By calling it Computer Science we tend to think that it's all about programming the computer while it's actually not. Programming is of course part of it but it certainly isn't what it's all about. I'm a big fan of the alternative names like Computing Science or Datalogy. You should visit an automata conference and ask the people there if they consider themselves programmers. Sure some of them will but you'll soon realize that the brightest people in CS are not necessarily into the computer part of it, and hardly ever programs at all.

Comment: Re:Today's computer science corriculum is practica (Score 1) 153 153

They are closer than ever.
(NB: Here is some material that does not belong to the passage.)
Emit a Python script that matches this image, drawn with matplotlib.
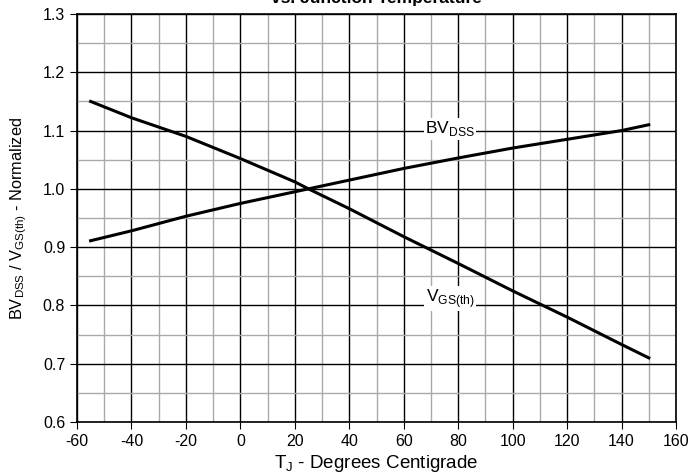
import matplotlib
matplotlib.use("Agg")
import matplotlib.pyplot as plt
from matplotlib.ticker import MultipleLocator

plt.rcParams['font.family'] = ['Liberation Sans', 'DejaVu Sans']
plt.rcParams['mathtext.fontset'] = 'custom'
plt.rcParams['mathtext.rm'] = 'Liberation Sans'

temps = [-55, -40, -20, 0, 20, 25, 40, 60, 80, 100, 120, 140, 150]
bv_dss = [0.911, 0.928, 0.953, 0.975, 0.995, 1.0, 1.015, 1.035, 1.053, 1.070, 1.085, 1.100, 1.110]
vgs_th = [1.150, 1.122, 1.090, 1.052, 1.012, 1.0, 0.966, 0.918, 0.872, 0.825, 0.780, 0.733, 0.710]

xticks = [-60, -40, -20, 0, 20, 40, 60, 80, 100, 120, 140, 160]
yticks = [0.6, 0.7, 0.8, 0.9, 1.0, 1.1, 1.2, 1.3]

fig = plt.figure(figsize=(6.88, 4.76), dpi=100)
ax = fig.add_axes([77/688, 1 - 422/476, (676-77)/688, (422-14)/476])

ax.set_xlim(-60, 160)
ax.set_ylim(0.6, 1.3)
ax.set_xticks(xticks)
ax.set_yticks(yticks)
ax.set_xticklabels([str(t) for t in xticks])
ax.set_yticklabels([f"{t:.1f}" for t in yticks])
ax.xaxis.set_minor_locator(MultipleLocator(10))
ax.yaxis.set_minor_locator(MultipleLocator(0.05))
ax.grid(which='major', color='black', linewidth=1.0, zorder=0)
ax.grid(which='minor', color='#aaaaaa', linewidth=1.0, zorder=0)
ax.set_axisbelow(True)
ax.tick_params(which='major', direction='out', length=5, labelsize=11.5, color='black')
ax.tick_params(which='minor', length=0)
for s in ax.spines.values():
    s.set_linewidth(1.2)

ax.plot(temps, bv_dss, color='black', linewidth=2.2, zorder=3)
ax.plot(temps, vgs_th, color='black', linewidth=2.2, zorder=3)

ax.text(77, 1.103, r'BV$_{\mathregular{DSS}}$', fontsize=12.5, ha='center', va='center',
        bbox=dict(facecolor='white', edgecolor='none', pad=1), zorder=4)
ax.text(77, 0.812, r'V$_{\mathregular{GS(th)}}$', fontsize=12.5, ha='center', va='center',
        bbox=dict(facecolor='white', edgecolor='none', pad=1), zorder=4)

ax.set_xlabel(r'T$_{\mathregular{J}}$ - Degrees Centigrade', fontsize=13.5, labelpad=3)
ax.set_ylabel(r'BV$_{\mathregular{DSS}}$ / V$_{\mathregular{GS(th)}}$ - Normalized', fontsize=11.8, labelpad=10)

fig.text(376/688, 1.003, 'vs. Junction Temperature', ha='center', va='center',
         fontsize=12.5, fontweight='bold')

fig.savefig('out.png', dpi=100)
Sure you can be the type of sysadmin that goes in and just reboots the server when things don't work, but there are plenty of sysadmin jobs where you're basically a programmer. I recently left such a job where I was definitely more of a programmer, I just programmed in Puppet instead of something like Java.

Comment: Re:can someone from Europe please explain (Score 1) 146 146

why anyone thought forced delinking will ever work?
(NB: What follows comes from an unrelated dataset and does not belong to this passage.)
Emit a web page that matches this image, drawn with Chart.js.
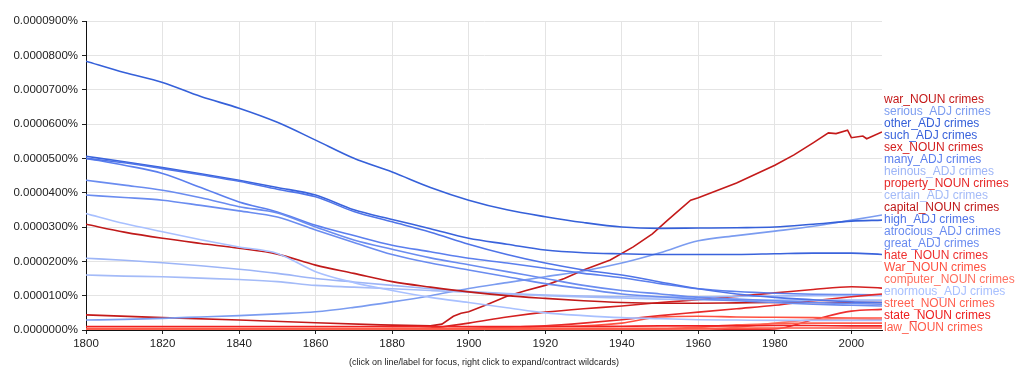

it just draws more attention to what you are trying to delink

it seems so absurd. i can't imagine a group of adults believing in or supporting such a ridiculous concept

I'm from Europe and I think this is absurd. It's not like we're one homogeneous mind that agrees on everything.

Comment: Re:Good design, eh? (Score 0) 149 149

When people applaud Apple, design is often one of the things they applaud. How about non-removable batteries as bad design?

I bought an Android partly because I can carry a tiny spare battery, and replace it if needed, instead of carrying a charger or an even bigger battery to charge my phone.

The battery is clearly removable. According to the summary they will replace it for you if it drops below 80 % and they would not be able to do that if it was non-removable. Just because you can't quickly and easily remove it yourself doesn't mean that it's not removable. It is removable, you just need some time and tools to do it.

Comment: Re:Forced Opt-in by default is ILLEGAL in the EU. (Score 1) 328 328

Forced Opt-in by default is ILLEGAL in the EU.

Opt-in in the EU is by LAW/Directives to be OPTIONAL by default.

Another example of American companies not understanding nor giving a fuck about our rights in Europe.

I hope somebody takes them to the EU courts over these practices. Same with the annoying defaults of installing Chrome on installers.

Google is already in the courts, time to bring Yahoo in and many others (Valve with steam etc). Apple has been through it with iTunes.

Another example of Europeans not understanding that their laws don't apply in America.

Comment: Re:Medical testing devices worth tens of billions (Score 1) 192 192

Inside thousands of labs all over the world there are testing devices worth tens of billions of dollars running on XP

The OS upgrade path is next to none

You don't update software on medical equipment anyway. That thing would have to be recertified.

Comment: Re:Walled Garden (Score 1) 86 86

It would absolutely be legal in Europe. Stores in Europe are free to chose what they want to sell and not, they are not required to carry everyone that wants to. If Apple decides that they don't want to carry competing streaming applications then they are fully within their right to do so, just like Debian is in their right to refuse to ship any application in their archive for whatever reason they want. Are you suggesting that Debian could not legally refuse to ship the non-free Spotify client in Europe?

Top Ten Things Overheard At The ANSI C Draft Committee Meetings: (5) All right, who's the wiseguy who stuck this trigraph stuff in here?